Longtemps vue comme une solution pour écolos radicaux, la solution passive intéresse désormais des promoteurs immobiliers (Nacarat a annoncé vouloir passer l’intégralité de sa production de logements en passif), les majors de la construction missionnés sur les chantiers des collectivités locales (par exemple Eiffage sur le collège Desroches-Noblecourt à Villeneuve-le-Roi, commandé par le département du Val-de-Marne) et aussi les centres techniques.

Lors d’une conférence, Arnaud Challansonnex et Hervé Illy, du CSTB (Centre scientifique et technique du bâtiment), et Myriam Humbert, du Cerema (Centre d'études et d'expertise sur les risques, l'environnement, la mobilité et l'aménagement), ont présenté la méthode Sereine mise au point dans le cadre du programme Profeel 2 d’amélioration des processus de la filière bâtiment.

"Sereine" veut être un dispositif complet de suivi d’une rénovation pour assurer la performance de l’intervention ; la démarche s’applique aussi à la construction individuelle neuve. Il comprend une évaluation de l’enveloppe (évaluation du Ubat, des déperditions d’étanchéité à l’air) et des systèmes énergétiques, et un accompagnement de la mise en œuvre.

Il se conclut par une batterie de tests en fin de chantier. Soit quelque deux à trois jours d’analyses avant travaux, puis autant après travaux afin d’établir les nouvelles caractéristiques de la construction, Ubat et étanchéité à l’air essentiellement. Ces procédures sont adaptées au passif. Sereine compte dès maintenant sur une répartition de dix implantations et 50 opérateurs en France. L’objectif est de faire en sorte que les rénovations atteignent les performances élevées.

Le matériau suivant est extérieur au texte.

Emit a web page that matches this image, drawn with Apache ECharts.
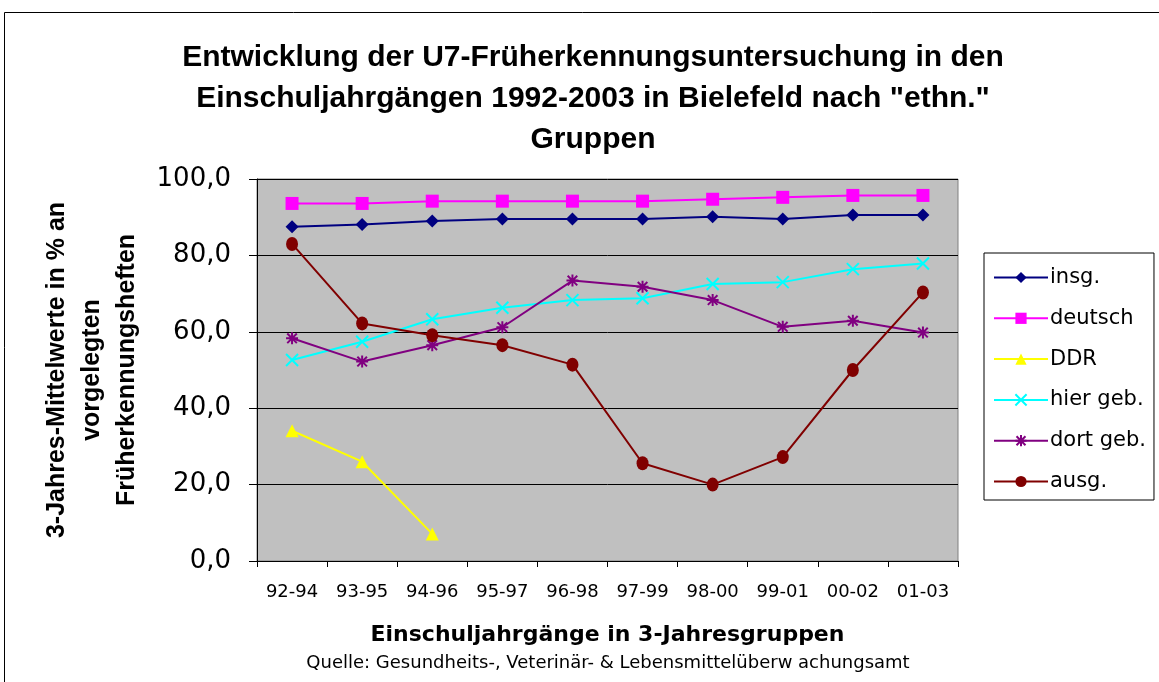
<!DOCTYPE html>
<html><head><meta charset="utf-8">
<script src="https://cdn.jsdelivr.net/npm/echarts@6/dist/echarts.min.js"></script>
<style>html,body{margin:0;padding:0;background:#fff}#c{width:1159px;height:682px}</style>
</head><body><div id="c"></div>
<script>
const categories = ['92-94','93-95','94-96','95-97','96-98','97-99','98-00','99-01','00-02','01-03'];
const insg    = [87.5, 88.1, 89.0, 89.5, 89.5, 89.5, 90.1, 89.5, 90.6, 90.6];
const deutsch = [93.6, 93.6, 94.2, 94.2, 94.2, 94.2, 94.7, 95.2, 95.7, 95.7];
const ddr     = [34.1, 26.0, 7.1, null, null, null, null, null, null, null];
const hierGeb = [52.6, 57.4, 63.3, 66.3, 68.3, 68.8, 72.5, 73.0, 76.4, 77.9];
const dortGeb = [58.3, 52.2, 56.5, 61.2, 73.4, 71.8, 68.3, 61.3, 62.9, 59.8];
const ausg    = [83.0, 62.2, 59.1, 56.5, 51.4, 25.6, 20.0, 27.2, 50.0, 70.3];
const yTicks = [0, 20, 40, 60, 80, 100];

const crossPath = 'path://M0,0L10,10M10,0L0,10';
const starPath = 'path://M5,0L5,10M0,5L10,5M1,1L9,9M9,1L1,9';
const SANS = '"DejaVu Sans", Verdana, sans-serif';
const ARIAL = 'Arial, "Liberation Sans", sans-serif';

function mk(name, data, color, symbol, size, stroke) {
  return {
    name, type: 'line', data, symbol, symbolSize: size,
    connectNulls: false,
    lineStyle: { color, width: 2 },
    itemStyle: stroke ? { color: 'rgba(0,0,0,0)', borderColor: color, borderWidth: 2 } : { color, borderWidth: 0 },
    emphasis: { disabled: true },
    animation: false
  };
}

const chart = echarts.init(document.getElementById('c'), null, { renderer: 'canvas' });
chart.setOption({
  animation: false,
  backgroundColor: '#fff',
  graphic: [{
    type: 'rect', shape: { x: 4.5, y: 12.5, width: 1200, height: 700 },
    style: { fill: 'none', stroke: '#000', lineWidth: 1 }, silent: true
  }, {
    type: 'text', x: 608, y: 654,
    style: { text: 'Quelle: Gesundheits-, Veterinär- & Lebensmittelüberw achungsamt', fill: '#000', font: '18px ' + SANS, textAlign: 'center' }
  }],
  title: {
    text: 'Entwicklung der U7-Früherkennungsuntersuchung in den\nEinschuljahrgängen 1992-2003 in Bielefeld nach "ethn."\nGruppen',
    left: 588, top: 32, textAlign: 'center',
    textStyle: { fontFamily: ARIAL, fontSize: 30, fontWeight: 'bold', color: '#000', lineHeight: 41 }
  },
  grid: {
    left: 257, right: 201, top: 179, bottom: 121,
    containLabel: false, outerBoundsMode: 'none',
    show: true, backgroundColor: '#c0c0c0', borderColor: '#808080', borderWidth: 1
  },
  legend: {
    orient: 'vertical', left: 984, top: 253,
    padding: [14, 8, 8, 9],
    borderColor: '#000', borderWidth: 1, backgroundColor: '#fff',
    itemWidth: 54, itemHeight: 14, itemGap: 19.8,
    textStyle: { fontFamily: SANS, fontSize: 21, lineHeight: 21, color: '#000', padding: [0, 0, 0, -3] },
    data: ['insg.', 'deutsch', 'DDR', 'hier geb.', 'dort geb.', 'ausg.']
  },
  xAxis: {
    type: 'category', data: categories, boundaryGap: true,
    name: 'Einschuljahrgänge in 3-Jahresgruppen', nameLocation: 'middle', nameGap: 63,
    nameTextStyle: { fontFamily: SANS, fontSize: 22, fontWeight: 'bold', color: '#000' },
    axisLine: { lineStyle: { color: '#000', width: 1 } },
    axisTick: { show: true, alignWithLabel: false, interval: 0, length: 6, lineStyle: { color: '#000' } },
    axisLabel: { fontFamily: SANS, fontSize: 18, color: '#000', margin: 22, interval: 0, hideOverlap: false },
    splitLine: { show: false }
  },
  yAxis: {
    type: 'value', min: 0, max: 100, interval: 20,
    name: '3-Jahres-Mittelwerte in % an\nvorgelegten\nFrüherkennungsheften',
    nameLocation: 'middle', nameGap: 112, nameRotate: 90, nameMoveOverlap: false,
    nameTextStyle: { fontFamily: ARIAL, fontSize: 25, fontWeight: 'bold', color: '#000', lineHeight: 35 },
    axisLine: { show: true, lineStyle: { color: '#000', width: 1 } },
    axisTick: { show: true, length: 8, lineStyle: { color: '#000' } },
    axisLabel: {
      fontFamily: SANS, fontSize: 26, color: '#000', margin: 26,
      formatter: v => yTicks.includes(v) ? v.toFixed(1).replace('.', ',') : ''
    },
    splitLine: { show: true, lineStyle: { color: '#000', width: 1 } }
  },
  series: [
    mk('insg.', insg, '#000080', 'diamond', 13, false),
    mk('deutsch', deutsch, '#ff00ff', 'rect', 13, false),
    mk('DDR', ddr, '#ffff00', 'triangle', 13, false),
    mk('hier geb.', hierGeb, '#00ffff', crossPath, 12, true),
    mk('dort geb.', dortGeb, '#800080', starPath, 12, true),
    mk('ausg.', ausg, '#800000', 'circle', [12, 14], false)
  ]
});
</script></body></html>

Les orateurs précisent que sur les premiers suivis de chantiers (74 analyses complètes, majoritairement des rénovations), les rénovations peuvent dans certains cas atteindre les niveaux du neuf, et les constructions neuves présentent moins de dérives que dans des études précédemment menées. L’objectif est maintenant de sortir de la recherche pour développer des labels et certifications. Par ailleurs, l’initiative semble parfaitement en phase avec la politique de rénovation menée depuis de très nombreuses années.